Global offshore wind pipeline grows by one-third in a year

10 October 2023

A new report ‘EnergyPulse Insights’ published on 4 October by RenewableUK and compiled by its own analysts indicates that the total pipeline of floating offshore wind projects has grown significantly in the last 12 months in terms of capacity from 185 GW a year ago to 244 GW now – a 32% increase.

The number of projects has increased globally during that time from 230 to 285. The findings include projects at any stage – fully operational, under construction, approved, in the planning system awaiting a decision or at an early stage of development.
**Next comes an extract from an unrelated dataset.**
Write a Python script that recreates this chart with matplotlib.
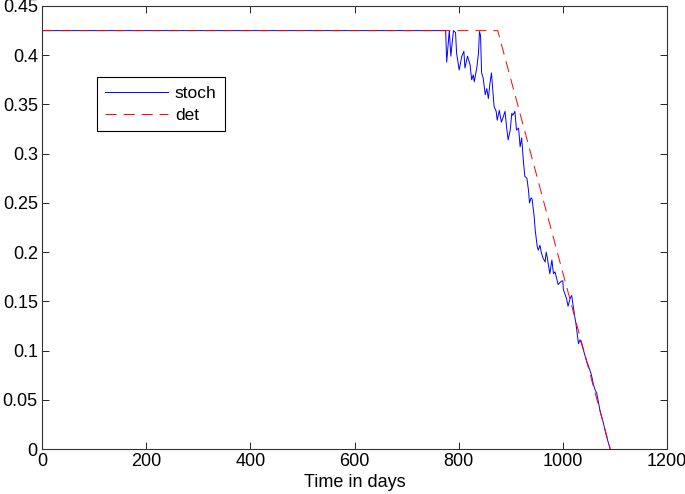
import matplotlib
matplotlib.use('Agg')
from matplotlib import pyplot

# stochastic trajectory
stoch_t = [0, 775, 777, 782, 785, 790, 794, 796, 801, 806, 810, 812, 817, 822,
           825, 828, 830, 835, 838, 840, 842, 844, 847, 851, 854, 857, 860, 863,
           865, 868, 872, 874, 878, 882, 886, 889, 892, 895, 899, 902, 904, 908,
           911, 915, 918, 921, 924, 927, 931, 934, 936, 939, 941, 945, 947, 951,
           953, 956, 959, 962, 966, 968, 970, 975, 979, 982, 985, 991, 996, 1000,
           1001, 1007, 1010, 1014, 1017, 1020, 1023, 1025, 1030, 1033, 1036, 1043,
           1046, 1052, 1055, 1059, 1062, 1065, 1071, 1078, 1084, 1091]
stoch_y = [0.425, 0.425, 0.393, 0.425, 0.399, 0.425, 0.423, 0.402, 0.385, 0.399,
           0.404, 0.387, 0.399, 0.390, 0.375, 0.380, 0.373, 0.388, 0.402, 0.424,
           0.420, 0.382, 0.377, 0.360, 0.366, 0.356, 0.371, 0.382, 0.368, 0.348,
           0.343, 0.334, 0.344, 0.332, 0.338, 0.343, 0.327, 0.314, 0.324, 0.341,
           0.339, 0.343, 0.324, 0.326, 0.307, 0.316, 0.294, 0.277, 0.275, 0.263,
           0.250, 0.255, 0.254, 0.236, 0.222, 0.205, 0.202, 0.207, 0.199, 0.194,
           0.190, 0.200, 0.195, 0.178, 0.192, 0.178, 0.180, 0.167, 0.170, 0.171,
           0.162, 0.153, 0.145, 0.153, 0.156, 0.145, 0.134, 0.128, 0.107, 0.111,
           0.107, 0.094, 0.089, 0.080, 0.075, 0.065, 0.060, 0.057, 0.040, 0.026,
           0.0125, 0.0]

# deterministic trajectory
det_t = [0, 875, 1091]
det_y = [0.425, 0.425, 0.0]

x_ticks = [0, 200, 400, 600, 800, 1000, 1200]
y_ticks = [0, 0.05, 0.1, 0.15, 0.2, 0.25, 0.3, 0.35, 0.4, 0.45]
y_labels = ['0', '0.05', '0.1', '0.15', '0.2', '0.25', '0.3', '0.35', '0.4', '0.45']


def main():
    pyplot.rcParams['font.family'] = ['Liberation Sans', 'DejaVu Sans']
    pyplot.rcParams['lines.scale_dashes'] = False

    fig = pyplot.figure(figsize=(6.85, 4.94), dpi=100)
    ax = fig.add_axes([42 / 685, 45 / 494, 625 / 685, 443 / 494])

    ax.plot(stoch_t, stoch_y, '-', color='#0000ff', linewidth=0.7, label='stoch')
    ax.plot(det_t, det_y, '--', color='#ff0000', linewidth=0.7, dashes=(8, 5), label='det')

    ax.set_xlim(0, 1200)
    ax.set_ylim(0, 0.45)
    ax.set_xticks(x_ticks)
    ax.set_yticks(y_ticks)
    ax.set_yticklabels(y_labels)
    ax.tick_params(direction='in', length=5, width=0.6, labelsize=13,
                   top=True, right=True, pad=3)
    for spine in ax.spines.values():
        spine.set_linewidth(0.8)
        spine.set_color('#333333')

    ax.set_xlabel('Time in days', fontsize=13, labelpad=3)

    leg = ax.legend(loc='upper left', bbox_to_anchor=(0.0875, 0.84), fontsize=12.5,
                    fancybox=False, framealpha=1, edgecolor='black',
                    borderaxespad=0, handlelength=3.6, handletextpad=0.4,
                    borderpad=0.5, labelspacing=0.4)
    leg.get_frame().set_linewidth(0.8)

    fig.savefig('out.png', dpi=100)


if __name__ == '__main__':
    main()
To date, 227 MW of floating wind capacity is fully operational across 14 projects in 7 countries. Norway has the most with 94 MW across 3 projects, the UK is second with 80 MW (2 projects), Portugal has 25 MW (1 project) and China is fourth with 19 MW across 3 projects. Japan has 5 MW (2 projects), Spain 2.225 MW (2 projects) and France 2 MW (1 project). 

Globally, 46 MW are under construction (3 projects), 576 MW are consented or in the pre-construction phase (11 projects), 68 GW are in the planning system or have a lease agreement (80 projects), and 175 GW are in early development or applying for a lease (177 projects).

Nearly two-thirds of floating wind capacity announced so far worldwide is being developed in European waters (160 GW), 14% of it in the UK – 35 GW, of which 29 GW is in Scottish waters. Outside Europe, projects are being developed mainly off the west coast of the USA, the southeast coast of Australia and South Korea.   

Although Italy has the largest project pipeline (40 071MW), nearly all its 47 projects are at an early stage of development, with only one (90 MW) submitted into the planning system so far.

The report also shows that demand for floating foundations is expected to ramp up fast, with the potential for 472 in the UK by the end of 2032. There could be 1369 floating foundations in Europe and 1924 for projects globally by the end of 2032.